↓

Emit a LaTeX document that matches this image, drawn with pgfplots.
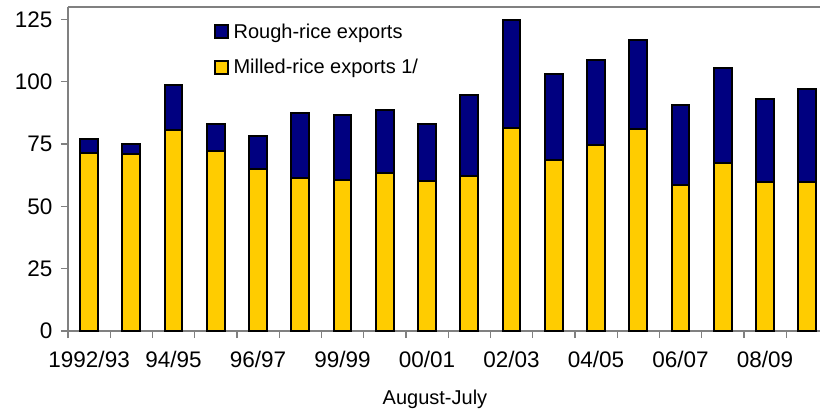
\documentclass[border=0pt]{standalone}
\usepackage{pgfplots}
\usepackage{pgfplotstable}
\pgfplotsset{compat=1.18}
\usepackage{fontspec}
\setmainfont{Liberation Sans}
\definecolor{navy}{HTML}{000080}
\definecolor{gold}{HTML}{FFCC00}
\definecolor{spine}{HTML}{808080}
\pgfplotstableread{
x milled rough
0 71.6 5.6
1 71.2 3.8
2 80.8 17.9
3 72.1 11.1
4 65.2 13.1
5 61.2 26.4
6 60.5 26.3
7 63.4 25.4
8 60.1 23.1
9 62.2 32.5
10 81.5 43.1
11 68.5 34.6
12 74.8 34.0
13 81.1 35.7
14 58.4 32.4
15 67.4 38.0
16 59.7 33.2
17 59.7 37.3
}\datatable
\begin{document}
\begin{tikzpicture}
\begin{axis}[
  scale only axis, width=752pt, height=324pt,
  ybar stacked, bar width=0.42,
  xmin=-0.5, xmax=17.3, ymin=0, ymax=130,
  axis x line*=bottom, axis y line*=left,
  axis line style={spine, line width=1.2pt},
  ytick={0,25,...,125},
  xtick={-0.5,0.5,...,16.5}, xticklabels={},
  extra x ticks={0,2,...,16},
  extra x tick labels={1992/93,94/95,96/97,99/99,00/01,02/03,04/05,06/07,08/09},
  extra x tick style={major tick length=0pt, tick label style={yshift=-17pt}},
  tick align=outside, major tick length=7pt,
  tick style={spine, line width=1.2pt},
  ticklabel style={font=\fontsize{22.5}{26}\selectfont},
  /pgf/number format/assume math mode=true,
  yticklabel style={xshift=-5pt},
  xlabel={August-July},
  xlabel style={font=\fontsize{20}{24}\selectfont, at={(rel axis cs:0.488,0)}, anchor=north, yshift=-55pt},
  legend style={at={(rel axis cs:0.19,0.962)}, anchor=north west, draw=none, fill=none,
    font=\fontsize{20}{23}\selectfont, row sep=16pt, legend cell align=left,
    nodes={inner xsep=5pt}},
  legend image code/.code={\draw[#1, line width=1.5pt, draw=black] (0pt,-6.5pt) rectangle (13pt,6.5pt);},
  reverse legend,
  clip=false,
]
\addplot[fill=gold, draw=black, line width=2pt] table[x=x, y=milled] {\datatable};
\addlegendentry{Milled-rice exports 1/}
\addplot[fill=navy, draw=black, line width=2pt] table[x=x, y=rough] {\datatable};
\addlegendentry{Rough-rice exports}
\draw[spine, line width=1.2pt] (rel axis cs:0,1) -- (rel axis cs:1,1);
\coordinate (sw) at (rel axis cs:0,0);
\coordinate (ne) at (rel axis cs:1,1);
\end{axis}
\pgfresetboundingbox
\path[use as bounding box] ([xshift=-68pt,yshift=-82pt]sw) rectangle ([yshift=7pt]ne);
\end{tikzpicture}
\end{document}
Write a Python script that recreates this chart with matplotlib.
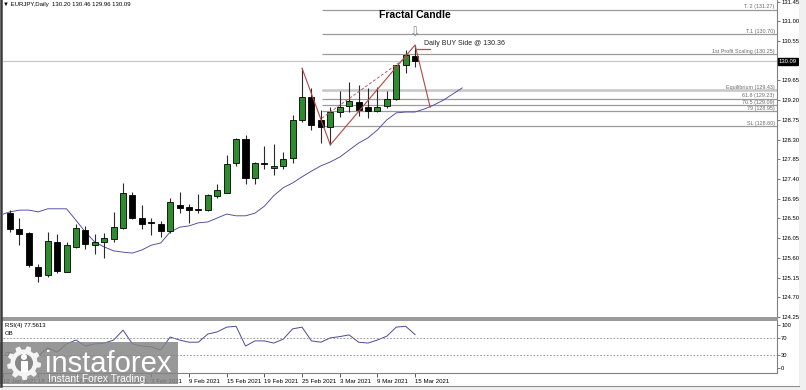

↑

* INSTRUCTIONS FOR THE TASK *
Repeat the data exactly, dropping every picture it holds.

* RESPONSE TO THIS TASK *
Emit a LaTeX document that matches this image, drawn with pgfplots.
\documentclass[border=0pt]{standalone}
\usepackage{pgfplots}
\usepackage{pgfplotstable}
\pgfplotsset{compat=1.18}
\usepackage{fontspec}
\setmainfont{Liberation Sans}
\definecolor{navy}{HTML}{000080}
\definecolor{gold}{HTML}{FFCC00}
\definecolor{spine}{HTML}{808080}
\pgfplotstableread{
x milled rough
0 71.6 5.6
1 71.2 3.8
2 80.8 17.9
3 72.1 11.1
4 65.2 13.1
5 61.2 26.4
6 60.5 26.3
7 63.4 25.4
8 60.1 23.1
9 62.2 32.5
10 81.5 43.1
11 68.5 34.6
12 74.8 34.0
13 81.1 35.7
14 58.4 32.4
15 67.4 38.0
16 59.7 33.2
17 59.7 37.3
}\datatable
\begin{document}
\begin{tikzpicture}
\begin{axis}[
  scale only axis, width=752pt, height=324pt,
  ybar stacked, bar width=0.42,
  xmin=-0.5, xmax=17.3, ymin=0, ymax=130,
  axis x line*=bottom, axis y line*=left,
  axis line style={spine, line width=1.2pt},
  ytick={0,25,...,125},
  xtick={-0.5,0.5,...,16.5}, xticklabels={},
  extra x ticks={0,2,...,16},
  extra x tick labels={1992/93,94/95,96/97,99/99,00/01,02/03,04/05,06/07,08/09},
  extra x tick style={major tick length=0pt, tick label style={yshift=-17pt}},
  tick align=outside, major tick length=7pt,
  tick style={spine, line width=1.2pt},
  ticklabel style={font=\fontsize{22.5}{26}\selectfont},
  /pgf/number format/assume math mode=true,
  yticklabel style={xshift=-5pt},
  xlabel={August-July},
  xlabel style={font=\fontsize{20}{24}\selectfont, at={(rel axis cs:0.488,0)}, anchor=north, yshift=-55pt},
  legend style={at={(rel axis cs:0.19,0.962)}, anchor=north west, draw=none, fill=none,
    font=\fontsize{20}{23}\selectfont, row sep=16pt, legend cell align=left,
    nodes={inner xsep=5pt}},
  legend image code/.code={\draw[#1, line width=1.5pt, draw=black] (0pt,-6.5pt) rectangle (13pt,6.5pt);},
  reverse legend,
  clip=false,
]
\addplot[fill=gold, draw=black, line width=2pt] table[x=x, y=milled] {\datatable};
\addlegendentry{Milled-rice exports 1/}
\addplot[fill=navy, draw=black, line width=2pt] table[x=x, y=rough] {\datatable};
\addlegendentry{Rough-rice exports}
\draw[spine, line width=1.2pt] (rel axis cs:0,1) -- (rel axis cs:1,1);
\coordinate (sw) at (rel axis cs:0,0);
\coordinate (ne) at (rel axis cs:1,1);
\end{axis}
\pgfresetboundingbox
\path[use as bounding box] ([xshift=-68pt,yshift=-82pt]sw) rectangle ([yshift=7pt]ne);
\end{tikzpicture}
\end{document}
Write a Python script that recreates this chart with matplotlib.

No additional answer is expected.